Audio Coding

Audio data reduction by means of perceptual audio coding, as it is used for example in the well-known “mp3” algorithm, has become a widely deployed technology that can be found in each portable music player mobile phone and PC, as a format for music on the Internet, on digital media and in digital broadcasting.

Research in the field of perceptual audio coding, under the leadership of Dr. Bernhard Grill and Prof. Dr. Jürgen Herre, covers some specific aspects of audio data reduction for high quality audio signals, such as bandwidth extension of audio signals or joint coding of spatial (multi-channel) audio signals. Audio bandwidth extension is the re-synthesis of the audio signal’s high frequency range in the audio decoder from a transmitted low bandwidth base band signal plus some side information that describes the properties of the original signal in the high frequency range. Bandwidth extension is a very attractive approach to achieve good audio quality also at extremely low bit rates.

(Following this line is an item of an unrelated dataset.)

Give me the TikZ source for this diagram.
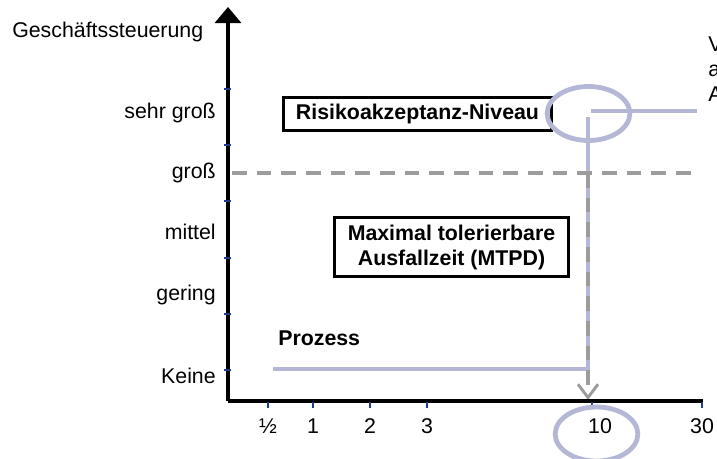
\documentclass[tikz,border=0pt]{standalone}
\usepackage{fontspec}
\setmainfont{Liberation Sans}
\usepackage{tikz}
\usetikzlibrary{shapes.geometric, arrows.meta, positioning}
\usepackage{xcolor}
\definecolor{cTick}{HTML}{1F3A8C}
\definecolor{cLimit}{HTML}{9C9C9C}
\definecolor{cLav}{HTML}{B4B8D6}
\tikzset{
  axisline/.style={black, line width=2.4pt},
  tickmark/.style={cTick, line width=2.2pt},
  axislabel/.style={font=\fontsize{16}{18.75}\selectfont, inner sep=0pt},
  framebox/.style={
    draw=black, fill=white, line width=2.4pt,
    font=\fontsize{16}{18.75}\selectfont\bfseries,
    align=center, inner sep=0pt,
  },
  procline/.style={cLav, line width=2.3pt},
  limitline/.style={cLimit, line width=3pt, dash pattern=on 11pt off 7.5pt},
  markring/.style={
    draw=cLav, ellipse, line width=3.6pt, inner sep=0pt,
    minimum width=62pt, minimum height=40.5pt,
  },
}

\begin{document}
\begin{tikzpicture}[x=0.75pt, y=-0.75pt]
  \useasboundingbox (0,0) rectangle (717,458);

  % Anchor points of the chart
  \coordinate (origin) at (228,401);
  \coordinate (ytop) at (228,7);
  \coordinate (xend) at (703,401);
  \coordinate (procstart) at (273,369);
  \coordinate (proccorner) at (588,369);
  \coordinate (procend) at (588,117);
  \coordinate (riskstart) at (591,111);
  \coordinate (riskend) at (697,111);
  \coordinate (limitstart) at (232,173);
  \coordinate (limitend) at (691,173);
  \coordinate (limitcross) at (588,173);
  \coordinate (mtpdfoot) at (588,400);

  % Boxes
  \node[framebox, minimum width=201pt, minimum height=25pt]
    (risk) at (417.5,114) {Risikoakzeptanz-Niveau};
  \node[framebox, minimum width=176pt, minimum height=44.5pt]
    (mtpd) at (451.5,247) {Maximal tolerierbare\\Ausfallzeit (MTPD)};
  \node[axislabel, font=\fontsize{16}{18.75}\selectfont\bfseries, anchor=base west]
    (proc) at (278,345) {Prozess};

  % Process and risk lines
  \draw[procline] (procstart) -- (proccorner) -- (procend);
  \draw[procline] (riskstart) -- (riskend);

  % Acceptance level and drop to the time axis
  \draw[limitline] (limitstart) -- (limitend);
  \draw[limitline, -{Straight Barb[length=10pt, width=15pt, line width=2.2pt]}]
    (limitcross) -- (mtpdfoot);

  % Axes
  \draw[axisline, -{Triangle[width=19.5pt, length=12pt]}] (origin) -- (ytop);
  \draw[axisline] (origin) -- (xend);

  % Ticks
  \foreach \y in {89,145,201,258,314,370} {
    \draw[tickmark] (224,\y) -- (231,\y);
  }
  \foreach \x in {268,313,370,427,592,702} {
    \draw[tickmark] (\x,402) -- (\x,408);
  }

  % Axis labels
  \node[axislabel, anchor=base west] (ytitle) at (12,37) {Geschäftssteuerung};
  \foreach \y/\lbl in {118/sehr groß, 178/groß, 239/mittel, 300/gering, 383/Keine} {
    \node[axislabel, anchor=base east] (ylab\y) at (216,\y) {\lbl};
  }
  \foreach \x/\lbl in {268/½, 313/1, 370/2, 427/3, 600/10, 702/30} {
    \node[axislabel, anchor=base] (xlab\x) at (\x,433) {\lbl};
  }

  % Highlight rings
  \node[markring] (riskring) at (588.5,113.5) {};
  \node[markring] (tenring) at (596.5,434) {};

  % Side note, cut at the edge
  \foreach \y/\lbl in {51/V, 76/a, 101/A} {
    \node[axislabel, anchor=base west] (note\y) at (708,\y) {\lbl};
  }
\end{tikzpicture}
\end{document}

Joint coding of spatial audio signals (e.g. 5.1 surround sound, sound from 10.2 or even 22.2 3D loudspeaker setups) aims at how to efficiently encode many loudspeaker signals compactly with a very high quality that preserves the original beauty of the sound scene (sense of localization, envelopment, ambience etc.).

These and many more contributions to improved quality and higher efficiency of audio coding were made at the “home of mp3”, at the Audio and Multimedia division of Fraunhofer IIS. Through close collaboration between AudioLabs and Fraunhofer IIS, the next generation of successful audio codecs could be born in Erlangen again.